Up and down: the A1 of demography (part 1)

This last week I’ve been on half term- just the last one before I leave my current job in teaching. I’ve been lucky enough to visit all sorts of different places up and down the M1 and A1 as part of my quest to take the small human northwards to see the world. We started out on Friday at my folks’ house in the Midlands, which was an interesting one; the weather was bonkers because of a storm.

We went to near Doncaster next and it was amazing. My friend has done so well for herself and they live in the most beautiful house- I’m so pleased for them. But around their village, there were some really tricky areas. I used to teach nearby and it wasn’t always the easiest of jobs. It always felt very worthwhile and the kids were great at times, but so often their complex home lives and the difficult local economy meant that teaching/learning did not flow as readily as might be hoped. I loved it but it was hard.

The next stop for a few days was just near to Middlesbrough, which is a fab town in an area of the country which has a very complex history and some very challenging economic circumstances. It is also beautiful as an area. An amazing friend of mine from university lives there and has also done so well for herself- she is great! The Little Dude and I went, along with my friend to lots of different places while we were up there. We had lunch in Middlesbrough, a trip out to Whitby and a calm morning in Norton, where we had a visit to a lovely Launderette (toddler puke is a thing and it is gross!!). What really struck me was the difference between housing, towns and sometimes between Roads. My friend said, when we were out and about to Whitby, that some kids in her town may well have never managed to get out as far as the moors, let alone Whitby. Transport costs, logistics, human barriers can make it so difficult for families in Middlesbrough and the surrounding areas. The bleak, chemical plant-based landscape probably doesn’t help because there was so little warm fuzziness and green when we were driving about in Middlesbrough. Even having lived in Sheffield, I noticed this and it was hard; Wiltshire is rural and apparently I’m a country bumpkin it turns out.

I think the surroundings we inhabit have such a substantial impact on how we inhabit the world and the outlook we share. In a town where opportunities are limited, and the literal landscape is grey and industrial it can be hard to see what else there may be. Middlesbrough’s complex history shapes that and does mean that opportunities can be hard to come by and sometimes employment is precarious. It’s not easy.

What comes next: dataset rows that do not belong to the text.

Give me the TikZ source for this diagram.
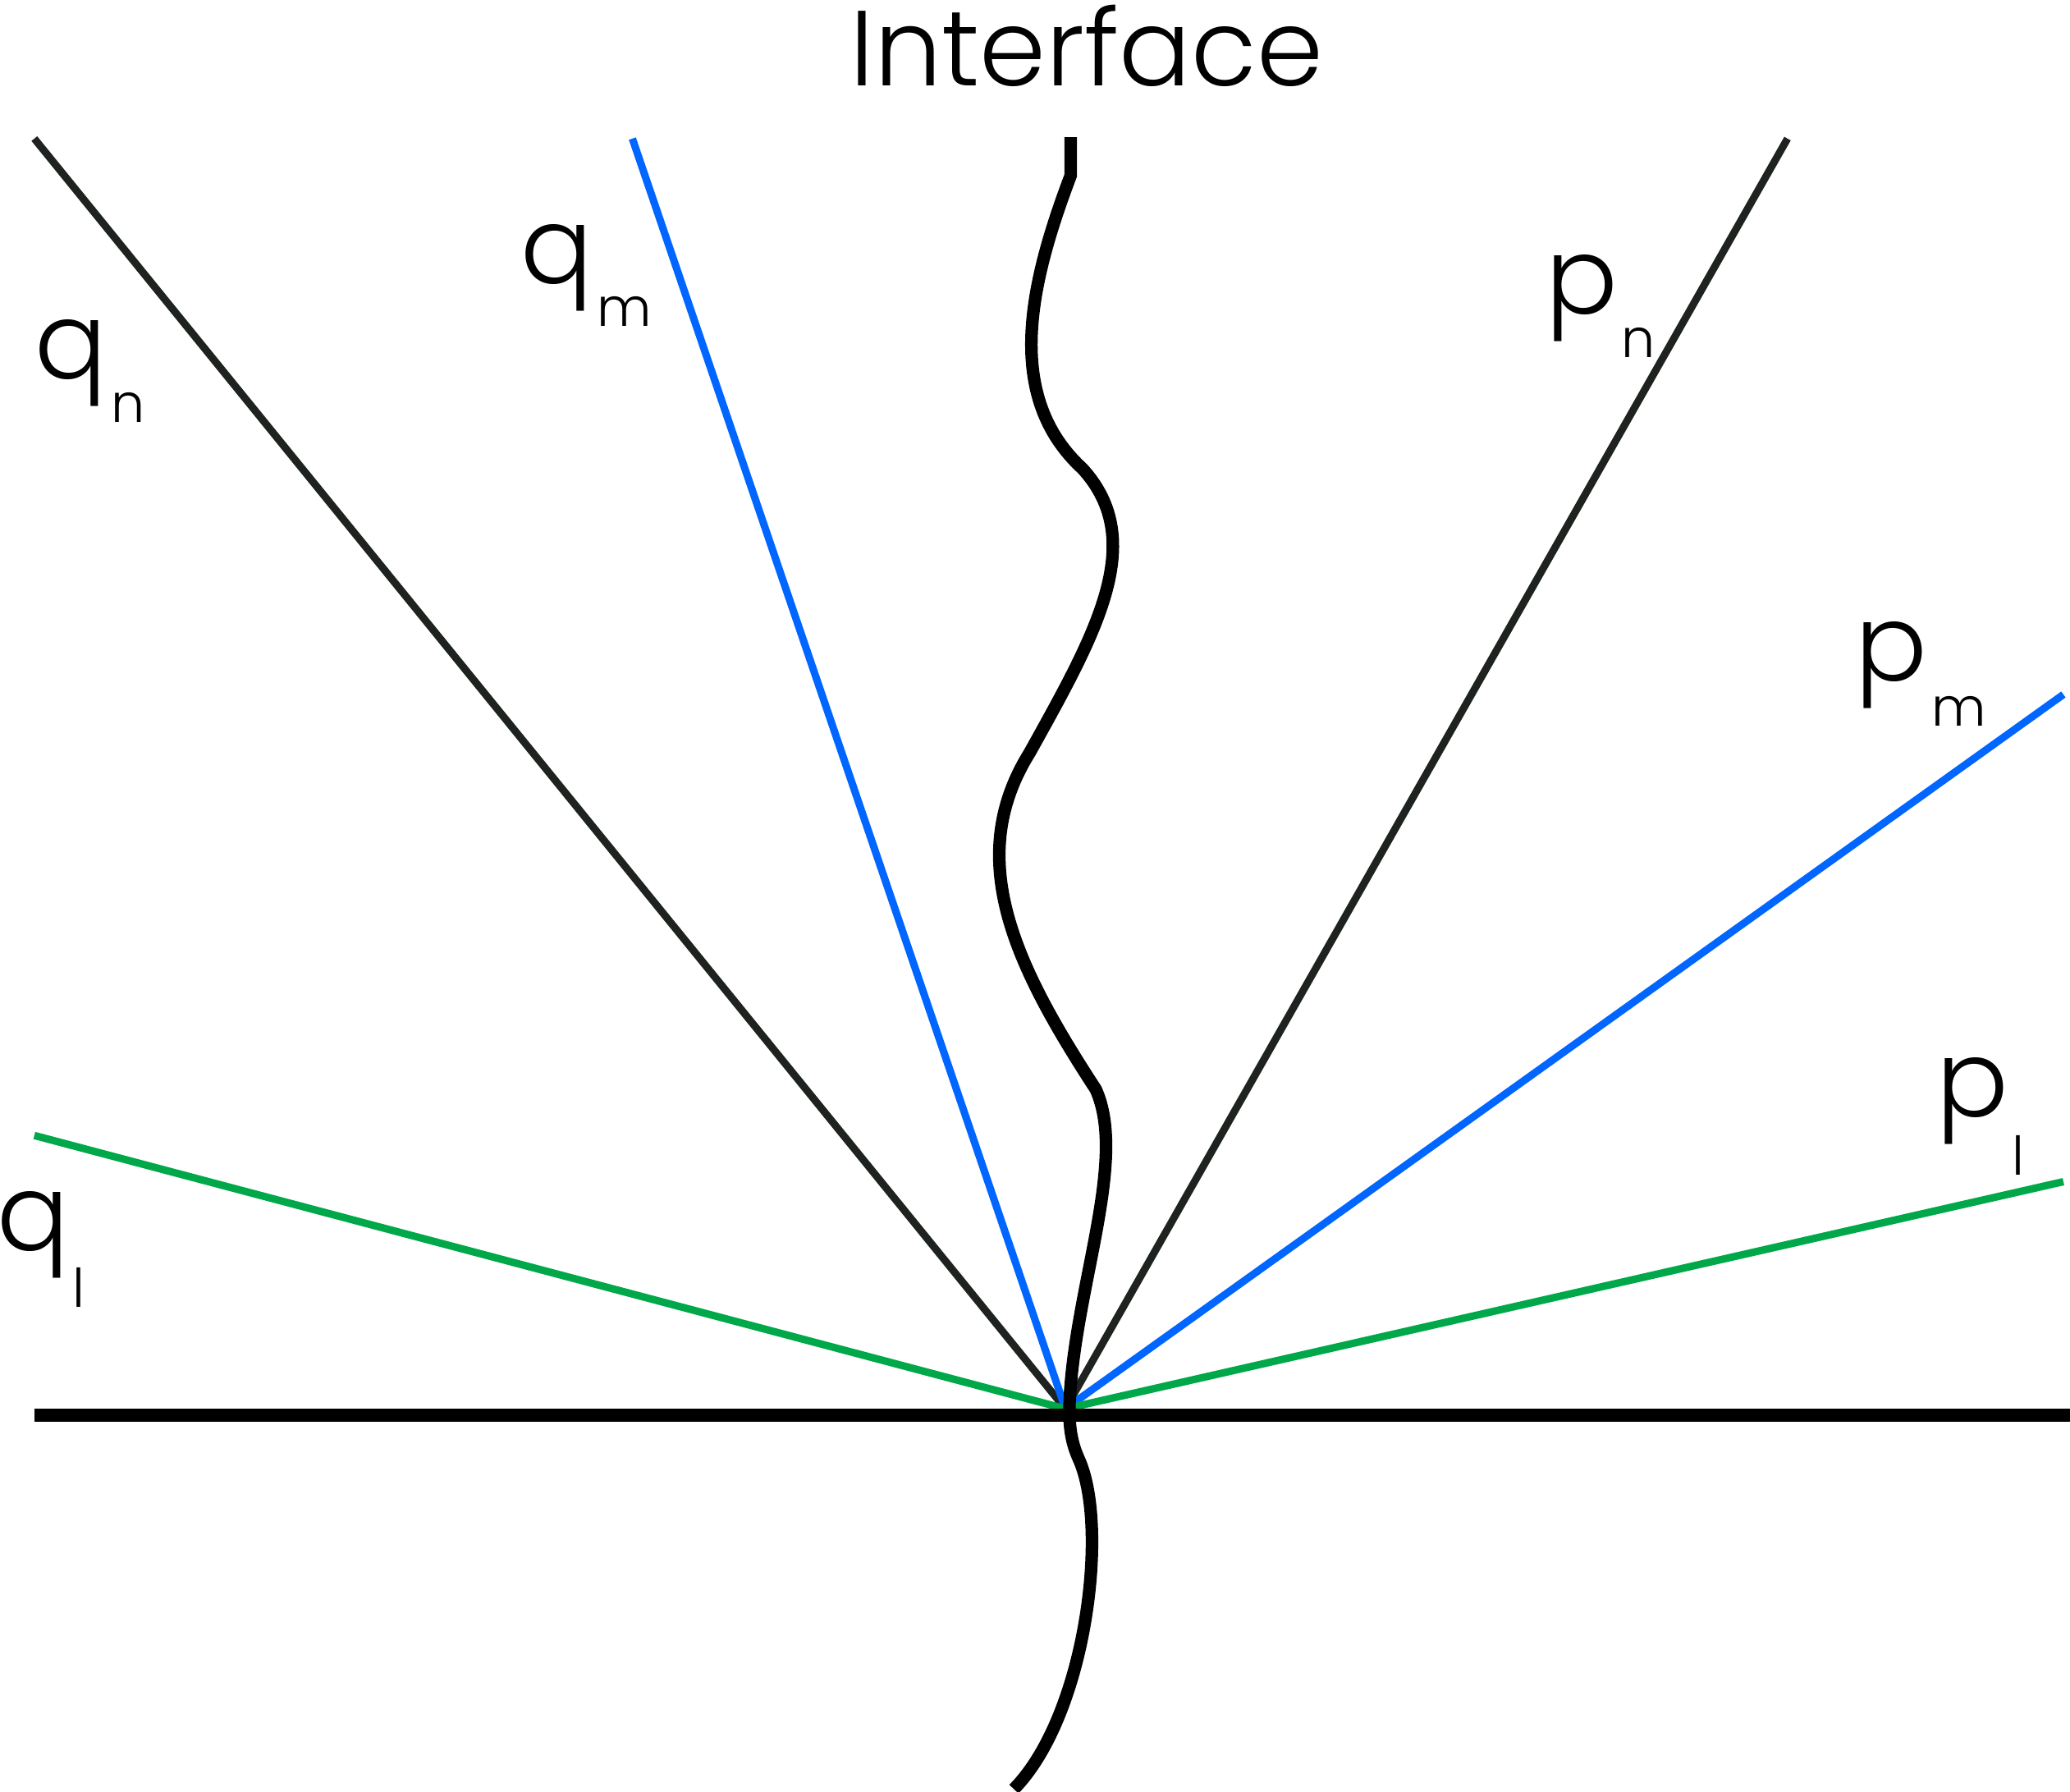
\documentclass[tikz,border=0pt]{standalone}
\usepackage{fontspec}
\setmainfont{Poppins Light}
\usepackage{xcolor}
\definecolor{raydark}{HTML}{1E231F}
\definecolor{rayblue}{HTML}{0066FF}
\definecolor{raygreen}{HTML}{00A84A}
\newcommand{\wvlabel}[3]{#1\hspace{0.03cm}\raisebox{-#3cm}{\fontsize{11.5pt}{12pt}\selectfont #2}}

\begin{document}
\begin{tikzpicture}[
  ray/.style={line width=1.6pt},
  wall/.style={line width=2.9pt},
  iface/.style={line width=2.7pt},
  lbl/.style={anchor=base west,inner sep=0pt,font=\fontsize{23pt}{26pt}\selectfont}
]
  \useasboundingbox (0,0) rectangle (15.68,13.57);
  \coordinate (O) at (8.07,2.90);
  \coordinate (qn) at (0.26,12.52);
  \coordinate (qm) at (4.79,12.52);
  \coordinate (pn) at (13.54,12.52);
  \coordinate (pm) at (15.63,8.31);
  \coordinate (pl) at (15.63,4.62);
  \coordinate (ql) at (0.26,4.97);
  \coordinate (wl) at (0.26,2.85);
  \coordinate (wr) at (15.68,2.85);
  \coordinate (it) at (8.11,12.53);
  \coordinate (ib) at (7.68,0.02);
  \node[lbl,anchor=base] (title) at (8.23,12.92) {Interface};
  \node[lbl] (lqn) at (0.26,10.70) {\wvlabel{q}{n}{0.33}};
  \node[lbl] (lqm) at (3.94,11.42) {\wvlabel{q}{m}{0.32}};
  \node[lbl] (lpn) at (11.70,11.19) {\wvlabel{p}{n}{0.33}};
  \node[lbl] (lpm) at (14.05,8.41) {\wvlabel{p}{m}{0.34}};
  \node[lbl] (lpl) at (14.66,5.11) {\wvlabel{p}{l}{0.44}};
  \node[lbl] (lql) at (-0.03,4.10) {\wvlabel{q}{l}{0.43}};
  \draw[ray,raydark] (O) -- (qn);
  \draw[ray,rayblue] (O) -- (qm);
  \draw[ray,raydark] (O) -- (pn);
  \draw[ray,rayblue] (O) -- (pm);
  \draw[ray,raygreen] (O) -- (pl);
  \draw[ray,raygreen] (O) -- (ql);
  \draw[wall] (wl) -- (wr);
  \draw[iface] (it) -- (8.11,12.24)
    .. controls (7.80,11.42) and (7.60,10.57) .. (8.20,10.02)
    .. controls (8.70,9.47) and (8.30,8.77) .. (7.80,7.87)
    .. controls (7.30,7.07) and (7.68,6.27) .. (8.30,5.32)
    .. controls (8.55,4.77) and (8.12,3.77) .. (8.10,2.89)
    .. controls (8.10,2.67) and (8.15,2.57) .. (8.18,2.50)
    .. controls (8.40,1.97) and (8.22,0.57) .. (ib);
\end{tikzpicture}
\end{document}
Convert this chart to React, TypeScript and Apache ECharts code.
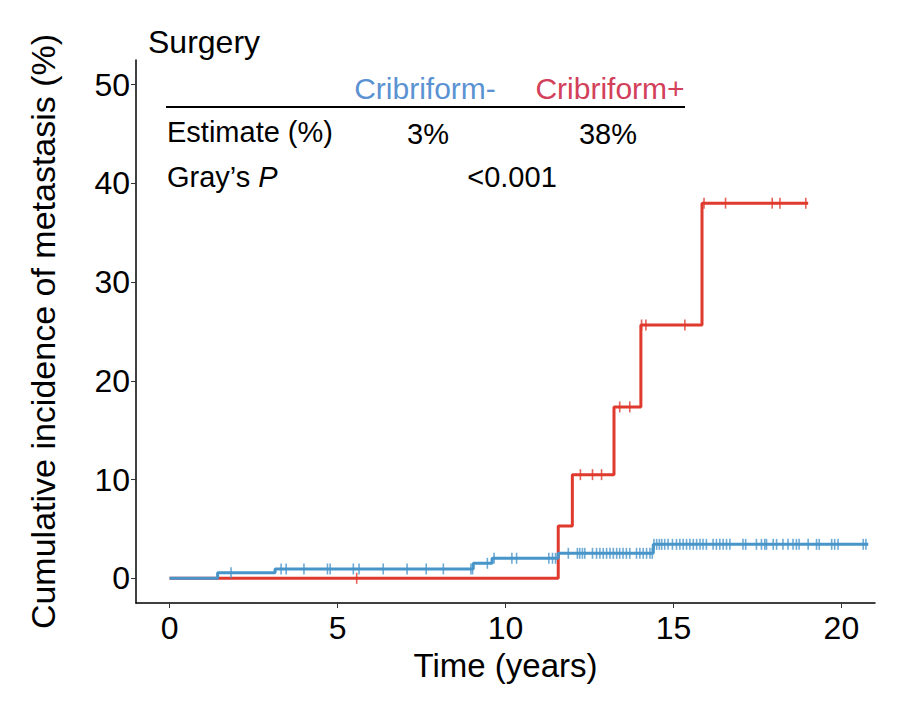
import React, { useEffect, useRef } from "react";
import * as echarts from "echarts";

// Step curves (time in years, cumulative incidence in %)
const blueTimes = [0, 1.43, 3.14, 9.04, 9.6, 11.57, 14.4, 20.8];
const blueValues = [0, 0.57, 0.95, 1.52, 2.03, 2.53, 3.44, 3.44];
const redTimes = [0, 11.57, 11.99, 13.23, 14.03, 15.85, 19.01];
const redValues = [0, 5.3, 10.5, 17.36, 25.66, 38.0, 38.0];

// Censoring marks (time in years)
const blueCensorTimes = [
  1.83,
  3.32, 3.47, 4.0, 4.7, 4.78, 5.47, 5.64, 6.36, 7.07, 7.64, 8.15, 8.97, 9.02,
  9.46,
  9.66, 10.19, 10.33, 11.29, 11.4, 11.49,
  11.87, 12.14, 12.21, 12.29, 12.36, 12.59, 12.71, 12.81, 12.91, 13.01, 13.11,
  13.21, 13.31, 13.4, 13.5, 13.6, 13.7, 13.9, 14.0, 14.1, 14.2, 14.3, 14.37,
  14.42, 14.5, 14.58, 14.65, 14.74, 14.84, 14.97, 15.09, 15.19, 15.29, 15.39,
  15.49, 15.59, 15.69, 15.79, 15.88, 15.98, 16.18, 16.28, 16.38, 16.48, 16.58,
  16.68, 17.07, 17.15, 17.47, 17.62, 17.72, 17.77, 17.97, 18.07, 18.26, 18.41,
  18.56, 18.66, 18.74, 19.01, 19.26, 19.34, 19.71, 19.8, 19.9, 20.65, 20.73,
];
const redCensorTimes = [
  5.57, 12.23, 12.59, 12.86, 13.4, 13.7, 14.05, 14.18, 15.34, 15.91, 16.55,
  17.94, 18.17, 18.94,
];

const xTicks = [0, 5, 10, 15, 20];
const yTicks = [0, 10, 20, 30, 40, 50];

const groupNames = ["Cribriform-", "Cribriform+"];
const estimates = ["3%", "38%"];
const pValue = "<0.001";

const BLUE = "#4895c9";
const RED = "#e0392d";
const BLUE_TEXT = "#5b92d2";
const RED_TEXT = "#d3405a";
const FONT = "'Liberation Sans', Arial, Helvetica, sans-serif";

function stepAt(times: number[], values: number[], t: number) {
  let v = values[0];
  for (let i = 0; i < times.length; i++) {
    if (times[i] <= t) v = values[i];
  }
  return v;
}

export default function App() {
  const ref = useRef<HTMLDivElement>(null);

  useEffect(() => {
    const chart = echarts.init(ref.current!, null, { renderer: "svg" });

    const blueLine = blueTimes.map((t, i) => [t, blueValues[i]]);
    const redLine = redTimes.map((t, i) => [t, redValues[i]]);
    const blueCensor = blueCensorTimes.map((t) => [t, stepAt(blueTimes, blueValues, t)]);
    const redCensor = redCensorTimes.map((t) => [t, stepAt(redTimes, redValues, t)]);

    const txt = (
      text: string,
      x: number,
      y: number,
      align: string,
      fontSize: number,
      fill = "#000"
    ) => ({
      type: "text",
      x,
      y,
      style: {
        text,
        fontSize,
        fontFamily: FONT,
        fill,
        align,
        verticalAlign: "middle",
      },
    });

    chart.setOption({
      animation: false,
      backgroundColor: "#ffffff",
      textStyle: { fontFamily: FONT },
      grid: { left: 136, right: 47, top: 60, bottom: 99, containLabel: false },
      xAxis: {
        type: "value",
        min: -1,
        max: 21,
        name: "Time (years)",
        nameLocation: "middle",
        nameGap: 44,
        nameTextStyle: { fontSize: 33, color: "#000", fontFamily: FONT },
        axisLine: { show: true, onZero: false, lineStyle: { color: "#000", width: 1.5 } },
        axisTick: {
          show: true,
          length: 5,
          customValues: xTicks,
          lineStyle: { color: "#333", width: 1 },
        },
        axisLabel: {
          customValues: xTicks,
          fontSize: 32,
          color: "#000",
          margin: 9,
          fontFamily: FONT,
        },
        splitLine: { show: false },
      },
      yAxis: {
        type: "value",
        min: -2.5,
        max: 52.5,
        name: "Cumulative incidence of metastasis (%)",
        nameLocation: "middle",
        nameGap: 76,
        nameTextStyle: { fontSize: 34, color: "#000", fontFamily: FONT },
        axisLine: { show: true, onZero: false, lineStyle: { color: "#000", width: 1.5 } },
        axisTick: {
          show: true,
          length: 5,
          customValues: yTicks,
          lineStyle: { color: "#333", width: 1 },
        },
        axisLabel: {
          customValues: yTicks,
          fontSize: 32,
          color: "#000",
          margin: 6,
          fontFamily: FONT,
        },
        splitLine: { show: false },
      },
      series: [
        {
          name: groupNames[1],
          type: "line",
          step: "end",
          data: redLine,
          showSymbol: false,
          lineStyle: { color: RED, width: 3 },
          z: 2,
        },
        {
          name: groupNames[0],
          type: "line",
          step: "end",
          data: blueLine,
          showSymbol: false,
          lineStyle: { color: BLUE, width: 3 },
          z: 3,
        },
        {
          name: groupNames[1] + " censored",
          type: "scatter",
          data: redCensor,
          symbol: "rect",
          symbolSize: [1.6, 11],
          itemStyle: { color: RED },
          z: 4,
        },
        {
          name: groupNames[0] + " censored",
          type: "scatter",
          data: blueCensor,
          symbol: "rect",
          symbolSize: [1.6, 11],
          itemStyle: { color: BLUE },
          z: 5,
        },
      ],
      graphic: [
        txt("Surgery", 148, 42, "left", 32),
        txt(groupNames[0], 425, 88, "center", 30, BLUE_TEXT),
        txt(groupNames[1], 610, 88, "center", 30, RED_TEXT),
        {
          type: "line",
          shape: { x1: 166, y1: 107, x2: 685, y2: 107 },
          style: { stroke: "#000", lineWidth: 2 },
        },
        txt("Estimate (%)", 167, 132, "left", 29),
        txt(estimates[0], 428, 134, "center", 29),
        txt(estimates[1], 608, 134, "center", 29),
        {
          type: "text",
          x: 167,
          y: 177,
          style: {
            text: "{a|Gray’s }{b|P}",
            fontSize: 29,
            fontFamily: FONT,
            fill: "#000",
            align: "left",
            verticalAlign: "middle",
            rich: {
              a: { fontSize: 29, fontFamily: FONT, fill: "#000" },
              b: { fontSize: 29, fontFamily: FONT, fill: "#000", fontStyle: "italic" },
            },
          },
        },
        txt(pValue, 512, 177, "center", 29),
      ],
    });

    return () => chart.dispose();
  }, []);

  return (
    <div
      ref={ref}
      style={{ position: "fixed", left: 0, top: 0, width: 922, height: 702 }}
    />
  );
}
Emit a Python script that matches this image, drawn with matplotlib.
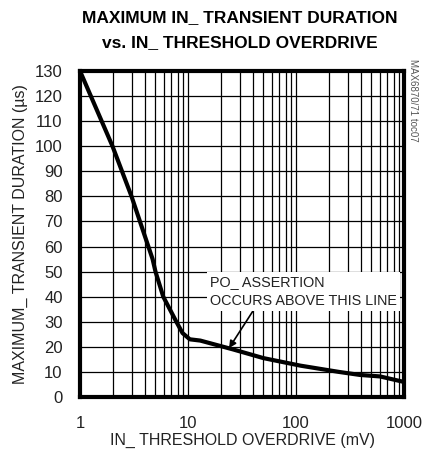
import matplotlib
matplotlib.use('Agg')
import matplotlib.pyplot as plt
from matplotlib.ticker import FixedLocator, LogLocator, NullFormatter

plt.rcParams['font.family'] = ['Liberation Sans Narrow', 'Liberation Sans', 'DejaVu Sans']

# curve
overdrive_mv = [1, 2, 3, 4.7, 5, 5.9, 7.8, 8.9, 10.4, 13, 26, 50, 110, 250, 390, 600, 1000]
duration_us = [130, 100, 80, 55, 50, 40, 30, 25.5, 23, 22.5, 19, 15.5, 12.5, 10, 8.8, 8.2, 6]

x_ticks = [1, 10, 100, 1000]
x_labels = ['1', '10', '100', '1000']
y_ticks = list(range(0, 131, 10))

fig = plt.figure(figsize=(4.22, 4.55), dpi=100)
ax = fig.add_axes([80 / 422, 1 - 397 / 455, 324 / 422, 326 / 455])

ax.plot(overdrive_mv, duration_us, color='black', lw=3, solid_capstyle='round', zorder=3)

ax.set_xscale('log')
ax.set_xlim(1, 1000)
ax.set_ylim(0, 130)
ax.xaxis.set_major_locator(FixedLocator(x_ticks))
ax.set_xticklabels(x_labels)
ax.xaxis.set_minor_locator(LogLocator(base=10, subs=range(2, 10)))
ax.xaxis.set_minor_formatter(NullFormatter())
ax.set_yticks(y_ticks)

ax.grid(True, which='both', axis='x', color='black', lw=0.9)
ax.grid(True, which='major', axis='y', color='black', lw=0.9)
ax.tick_params(which='both', length=0, labelsize=12, colors='#222222')
ax.tick_params(axis='x', pad=14)
ax.tick_params(axis='y', pad=12.5)
for s in ax.spines.values():
    s.set_linewidth(3)

ax.set_xlabel('IN_ THRESHOLD OVERDRIVE (mV)', fontsize=11.5, color='#222222')
ax.set_ylabel('MAXIMUM_ TRANSIENT DURATION (µs)', fontsize=11.5, color='#222222')
ax.xaxis.set_label_coords(0.5, -(440 - 397) / 326)
ax.yaxis.set_label_coords(-(80 - 20) / 324, 0.5)
ax.xaxis.label.set_va('center')
ax.yaxis.label.set_va('center')

fig.suptitle('MAXIMUM IN_ TRANSIENT DURATION\nvs. IN_ THRESHOLD OVERDRIVE',
             x=240 / 422, y=1 - 10 / 455, fontsize=12.5, fontweight='bold', linespacing=1.85)

ax.annotate('PO_ ASSERTION\nOCCURS ABOVE THIS LINE', xy=(24, 19.5), xytext=(16, 35.5),
            fontsize=10.4, color='#222222', va='bottom', ha='left', linespacing=1.45,
            bbox=dict(boxstyle='square,pad=0.2', fc='white', ec='none'),
            arrowprops=dict(arrowstyle='-|>', color='black', lw=1.2, shrinkA=0, shrinkB=0,
                            relpos=(0.24, 0.0)))

fig.text(413 / 422, 1 - 100 / 455, 'MAX6870/71 toc07', rotation=270, fontsize=7,
         color='#555555', ha='center', va='center')

fig.savefig('out.png', dpi=100)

But when we drove back from the trip to Whitby, we saw a rainbow and it really did look like the pot of gold was in the middle of a humongous roundabout. Spoiler: pots of gold appear not to be real. But the roundabout was surrounded by new factories, houses and seemingly buzzing businesses. The recent events notwithstanding, hopefully this hive of activity will be bringing new opportunities to people in Middlesbrough so that outlooks can brighten and children’s/families’ chances open up.

I loved it there when I visited but I also saw how tricky it might be.